»»

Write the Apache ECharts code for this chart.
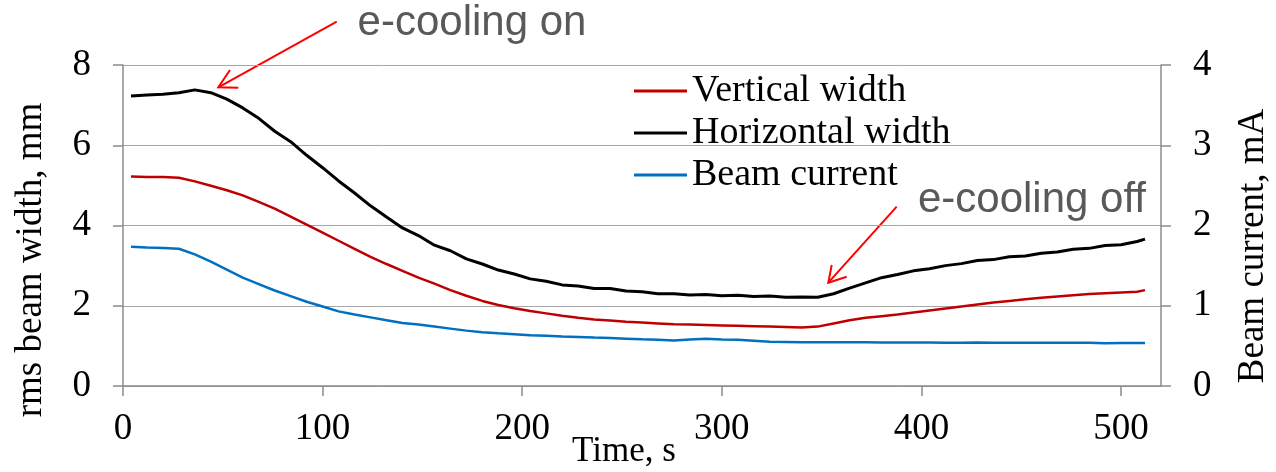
<!DOCTYPE html>
<html>
<head>
<meta charset="utf-8">
<script src="https://cdn.jsdelivr.net/npm/echarts@6/dist/echarts.min.js"></script>
<style>
html,body{margin:0;padding:0;background:#fff;}
#chart{width:1276px;height:472px;}
</style>
</head>
<body>
<div id="chart"></div>
<script>
// Time, s
const times = [4,12,20,28,36,44,52,60,68,76,84,92,100,108,116,124,132,140,148,156,164,172,180,188,196,204,212,220,228,236,244,252,260,268,276,284,292,300,308,316,324,332,340,348,356,364,372,380,388,396,404,412,420,428,436,444,452,460,468,476,484,492,500,508,512];
// Horizontal width, mm
const horizontalWidth = [7.23,7.25,7.27,7.31,7.38,7.31,7.15,6.93,6.67,6.35,6.09,5.75,5.44,5.11,4.81,4.49,4.21,3.94,3.75,3.51,3.37,3.17,3.04,2.89,2.79,2.67,2.61,2.52,2.49,2.43,2.43,2.37,2.35,2.30,2.30,2.27,2.28,2.25,2.26,2.23,2.24,2.21,2.22,2.21,2.30,2.44,2.57,2.70,2.78,2.87,2.92,3.00,3.05,3.13,3.15,3.22,3.24,3.31,3.34,3.41,3.43,3.50,3.52,3.60,3.66];
// Vertical width, mm
const verticalWidth = [5.22,5.21,5.21,5.19,5.10,4.99,4.88,4.75,4.59,4.42,4.22,4.02,3.82,3.62,3.42,3.22,3.04,2.87,2.70,2.55,2.39,2.25,2.12,2.02,1.94,1.87,1.81,1.75,1.70,1.66,1.63,1.60,1.58,1.56,1.54,1.53,1.52,1.51,1.50,1.49,1.48,1.47,1.46,1.48,1.56,1.64,1.70,1.74,1.78,1.83,1.88,1.93,1.98,2.03,2.08,2.12,2.16,2.20,2.23,2.26,2.29,2.31,2.33,2.35,2.39];
// Beam current, mA
const beamCurrent = [1.735,1.725,1.72,1.71,1.64,1.55,1.45,1.35,1.27,1.19,1.12,1.05,0.99,0.93,0.89,0.855,0.82,0.785,0.765,0.74,0.715,0.69,0.67,0.656,0.645,0.633,0.625,0.616,0.61,0.603,0.597,0.59,0.582,0.575,0.568,0.58,0.588,0.578,0.575,0.565,0.55,0.548,0.546,0.545,0.544,0.544,0.544,0.543,0.542,0.541,0.541,0.54,0.54,0.541,0.54,0.54,0.539,0.54,0.539,0.54,0.538,0.532,0.537,0.536,0.535];
const xTicks = [0,100,200,300,400,500];
const seriesNames = ['Vertical width','Horizontal width','Beam current'];

const serif = 'Liberation Serif';
const sans = 'Liberation Sans';
const axisGray = '#8c8c8c';
const gridGray = '#a6a6a6';

function pairs(vals){ return times.map((t,i)=>[t, vals[i]]); }

const chart = echarts.init(document.getElementById('chart'), null, {renderer:'canvas'});
chart.setOption({
  animation:false,
  backgroundColor:'#fff',
  grid:{left:123, right:115, top:65, bottom:86, containLabel:false},
  legend:{
    orient:'vertical', left:634, top:72, padding:0, itemGap:4,
    icon:'rect', itemWidth:53, itemHeight:3,
    textStyle:{fontFamily:serif, fontSize:38, color:'#000'},
    data:seriesNames
  },
  xAxis:{
    type:'value', min:0, max:520, interval:100,
    axisLine:{show:true, lineStyle:{color:axisGray, width:1.5}},
    axisTick:{show:true, length:10, lineStyle:{color:axisGray, width:1.5}, customValues:xTicks},
    axisLabel:{fontFamily:serif, fontSize:37, color:'#000', margin:25, customValues:xTicks},
    splitLine:{show:false}
  },
  yAxis:[{
    type:'value', min:0, max:8, interval:2, position:'left',
    axisLine:{show:true, lineStyle:{color:axisGray, width:1.5}},
    axisTick:{show:true, length:10, lineStyle:{color:axisGray, width:1.5}},
    axisLabel:{fontFamily:serif, fontSize:37, color:'#000', margin:32},
    splitLine:{show:true, lineStyle:{color:gridGray, width:1}}
  },{
    type:'value', min:0, max:4, interval:1, position:'right',
    axisLine:{show:true, lineStyle:{color:axisGray, width:1.5}},
    axisTick:{show:true, length:10, lineStyle:{color:axisGray, width:1.5}},
    axisLabel:{fontFamily:serif, fontSize:37, color:'#000', margin:32},
    splitLine:{show:false}
  }],
  series:[
    {name:seriesNames[0], type:'line', yAxisIndex:0, data:pairs(verticalWidth), showSymbol:false, symbol:'none', color:'#C00000', lineStyle:{color:'#C00000', width:2.5}},
    {name:seriesNames[1], type:'line', yAxisIndex:0, data:pairs(horizontalWidth), showSymbol:false, symbol:'none', color:'#000000', lineStyle:{color:'#000000', width:3}},
    {name:seriesNames[2], type:'line', yAxisIndex:1, data:pairs(beamCurrent), showSymbol:false, symbol:'none', color:'#0070C0', lineStyle:{color:'#0070C0', width:2.5}}
  ],
  graphic:[
    {type:'text', x:624, y:452, style:{text:'Time, s', fontFamily:serif, fontSize:35, fill:'#000', align:'center', verticalAlign:'middle'}},
    {type:'text', x:31, y:260, rotation:Math.PI/2, style:{text:'rms beam width, mm', fontFamily:serif, fontSize:37, fill:'#000', align:'center', verticalAlign:'middle'}},
    {type:'text', x:1253, y:246, rotation:Math.PI/2, style:{text:'Beam current, mA', fontFamily:serif, fontSize:37, fill:'#000', align:'center', verticalAlign:'middle'}},
    {type:'text', x:472, y:23, style:{text:'e-cooling on', fontFamily:sans, fontSize:42, fill:'#595959', align:'center', verticalAlign:'middle'}},
    {type:'text', x:1032, y:200, style:{text:'e-cooling off', fontFamily:sans, fontSize:42, fill:'#595959', align:'center', verticalAlign:'middle'}},
    {type:'line', shape:{x1:336.7,y1:21.7,x2:218.3,y2:87.3}, style:{stroke:'#ff0000', lineWidth:2}},
    {type:'polyline', shape:{points:[[230,70],[218.3,87.3],[238.3,87.7]]}, style:{stroke:'#ff0000', lineWidth:2, fill:null}},
    {type:'line', shape:{x1:896.7,y1:206.7,x2:828.3,y2:282.7}, style:{stroke:'#ff0000', lineWidth:2}},
    {type:'polyline', shape:{points:[[831.7,265],[828.3,282.7],[846.7,276.7]]}, style:{stroke:'#ff0000', lineWidth:2, fill:null}}
  ]
});
</script>
</body>
</html>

««

→ **STATED EXERCISE**: Take the listing above and print it exactly, apart from the pictures.

→ **OUTPUT FOR THIS EXERCISE**:
Write the Apache ECharts code for this chart.
<!DOCTYPE html>
<html>
<head>
<meta charset="utf-8">
<script src="https://cdn.jsdelivr.net/npm/echarts@6/dist/echarts.min.js"></script>
<style>
html,body{margin:0;padding:0;background:#fff;}
#chart{width:1276px;height:472px;}
</style>
</head>
<body>
<div id="chart"></div>
<script>
// Time, s
const times = [4,12,20,28,36,44,52,60,68,76,84,92,100,108,116,124,132,140,148,156,164,172,180,188,196,204,212,220,228,236,244,252,260,268,276,284,292,300,308,316,324,332,340,348,356,364,372,380,388,396,404,412,420,428,436,444,452,460,468,476,484,492,500,508,512];
// Horizontal width, mm
const horizontalWidth = [7.23,7.25,7.27,7.31,7.38,7.31,7.15,6.93,6.67,6.35,6.09,5.75,5.44,5.11,4.81,4.49,4.21,3.94,3.75,3.51,3.37,3.17,3.04,2.89,2.79,2.67,2.61,2.52,2.49,2.43,2.43,2.37,2.35,2.30,2.30,2.27,2.28,2.25,2.26,2.23,2.24,2.21,2.22,2.21,2.30,2.44,2.57,2.70,2.78,2.87,2.92,3.00,3.05,3.13,3.15,3.22,3.24,3.31,3.34,3.41,3.43,3.50,3.52,3.60,3.66];
// Vertical width, mm
const verticalWidth = [5.22,5.21,5.21,5.19,5.10,4.99,4.88,4.75,4.59,4.42,4.22,4.02,3.82,3.62,3.42,3.22,3.04,2.87,2.70,2.55,2.39,2.25,2.12,2.02,1.94,1.87,1.81,1.75,1.70,1.66,1.63,1.60,1.58,1.56,1.54,1.53,1.52,1.51,1.50,1.49,1.48,1.47,1.46,1.48,1.56,1.64,1.70,1.74,1.78,1.83,1.88,1.93,1.98,2.03,2.08,2.12,2.16,2.20,2.23,2.26,2.29,2.31,2.33,2.35,2.39];
// Beam current, mA
const beamCurrent = [1.735,1.725,1.72,1.71,1.64,1.55,1.45,1.35,1.27,1.19,1.12,1.05,0.99,0.93,0.89,0.855,0.82,0.785,0.765,0.74,0.715,0.69,0.67,0.656,0.645,0.633,0.625,0.616,0.61,0.603,0.597,0.59,0.582,0.575,0.568,0.58,0.588,0.578,0.575,0.565,0.55,0.548,0.546,0.545,0.544,0.544,0.544,0.543,0.542,0.541,0.541,0.54,0.54,0.541,0.54,0.54,0.539,0.54,0.539,0.54,0.538,0.532,0.537,0.536,0.535];
const xTicks = [0,100,200,300,400,500];
const seriesNames = ['Vertical width','Horizontal width','Beam current'];

const serif = 'Liberation Serif';
const sans = 'Liberation Sans';
const axisGray = '#8c8c8c';
const gridGray = '#a6a6a6';

function pairs(vals){ return times.map((t,i)=>[t, vals[i]]); }

const chart = echarts.init(document.getElementById('chart'), null, {renderer:'canvas'});
chart.setOption({
  animation:false,
  backgroundColor:'#fff',
  grid:{left:123, right:115, top:65, bottom:86, containLabel:false},
  legend:{
    orient:'vertical', left:634, top:72, padding:0, itemGap:4,
    icon:'rect', itemWidth:53, itemHeight:3,
    textStyle:{fontFamily:serif, fontSize:38, color:'#000'},
    data:seriesNames
  },
  xAxis:{
    type:'value', min:0, max:520, interval:100,
    axisLine:{show:true, lineStyle:{color:axisGray, width:1.5}},
    axisTick:{show:true, length:10, lineStyle:{color:axisGray, width:1.5}, customValues:xTicks},
    axisLabel:{fontFamily:serif, fontSize:37, color:'#000', margin:25, customValues:xTicks},
    splitLine:{show:false}
  },
  yAxis:[{
    type:'value', min:0, max:8, interval:2, position:'left',
    axisLine:{show:true, lineStyle:{color:axisGray, width:1.5}},
    axisTick:{show:true, length:10, lineStyle:{color:axisGray, width:1.5}},
    axisLabel:{fontFamily:serif, fontSize:37, color:'#000', margin:32},
    splitLine:{show:true, lineStyle:{color:gridGray, width:1}}
  },{
    type:'value', min:0, max:4, interval:1, position:'right',
    axisLine:{show:true, lineStyle:{color:axisGray, width:1.5}},
    axisTick:{show:true, length:10, lineStyle:{color:axisGray, width:1.5}},
    axisLabel:{fontFamily:serif, fontSize:37, color:'#000', margin:32},
    splitLine:{show:false}
  }],
  series:[
    {name:seriesNames[0], type:'line', yAxisIndex:0, data:pairs(verticalWidth), showSymbol:false, symbol:'none', color:'#C00000', lineStyle:{color:'#C00000', width:2.5}},
    {name:seriesNames[1], type:'line', yAxisIndex:0, data:pairs(horizontalWidth), showSymbol:false, symbol:'none', color:'#000000', lineStyle:{color:'#000000', width:3}},
    {name:seriesNames[2], type:'line', yAxisIndex:1, data:pairs(beamCurrent), showSymbol:false, symbol:'none', color:'#0070C0', lineStyle:{color:'#0070C0', width:2.5}}
  ],
  graphic:[
    {type:'text', x:624, y:452, style:{text:'Time, s', fontFamily:serif, fontSize:35, fill:'#000', align:'center', verticalAlign:'middle'}},
    {type:'text', x:31, y:260, rotation:Math.PI/2, style:{text:'rms beam width, mm', fontFamily:serif, fontSize:37, fill:'#000', align:'center', verticalAlign:'middle'}},
    {type:'text', x:1253, y:246, rotation:Math.PI/2, style:{text:'Beam current, mA', fontFamily:serif, fontSize:37, fill:'#000', align:'center', verticalAlign:'middle'}},
    {type:'text', x:472, y:23, style:{text:'e-cooling on', fontFamily:sans, fontSize:42, fill:'#595959', align:'center', verticalAlign:'middle'}},
    {type:'text', x:1032, y:200, style:{text:'e-cooling off', fontFamily:sans, fontSize:42, fill:'#595959', align:'center', verticalAlign:'middle'}},
    {type:'line', shape:{x1:336.7,y1:21.7,x2:218.3,y2:87.3}, style:{stroke:'#ff0000', lineWidth:2}},
    {type:'polyline', shape:{points:[[230,70],[218.3,87.3],[238.3,87.7]]}, style:{stroke:'#ff0000', lineWidth:2, fill:null}},
    {type:'line', shape:{x1:896.7,y1:206.7,x2:828.3,y2:282.7}, style:{stroke:'#ff0000', lineWidth:2}},
    {type:'polyline', shape:{points:[[831.7,265],[828.3,282.7],[846.7,276.7]]}, style:{stroke:'#ff0000', lineWidth:2, fill:null}}
  ]
});
</script>
</body>
</html>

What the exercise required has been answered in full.